Building an English Vocabulary Knowledge Dataset of Japanese English-as-a-Second-Language Learners Using Crowdsourcing

We introduce a freely available dataset for analyzing the English vocabulary of English-as-a-second language (ESL) learners. While ESL vocabulary tests have been extensively studied, few of the results have been made public. This is probably because 1) most of the tests are used to grade test takers, i.e., placement tests; thus, they are treated as private information that should not be leaked, and 2) the primary focus of most language-educators is how to measure their students’ ESL vocabulary, rather than the test results of the other test takers. However, to build and evaluate systems to support language learners, we need a dataset that records the learners’ vocabulary. Our dataset meets this need. It contains the results of the vocabulary size test, a well-studied English vocabulary test, by one hundred test takers hired via crowdsourcing. Unlike high-stakes testing, the test takers of our dataset were not motivated to cheat on the tests to obtain high scores.
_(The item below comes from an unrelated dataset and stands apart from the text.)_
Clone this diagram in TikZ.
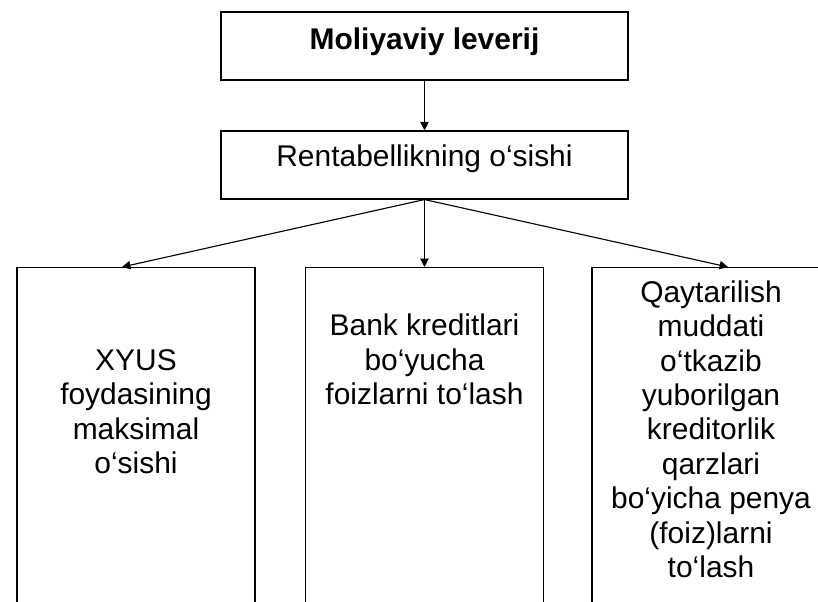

This setting is similar to that of typical language-learning support systems. Brief test-theory analysis on the dataset showed an excellent test reliability of 0.91 (Chronbach’s alpha). Analysis using item response theory also indicates that the test is reliable and successfully measures the vocabulary ability of language learners. We also measured how well the responses from the learners can be predicted with high accuracy using machine-learning methods.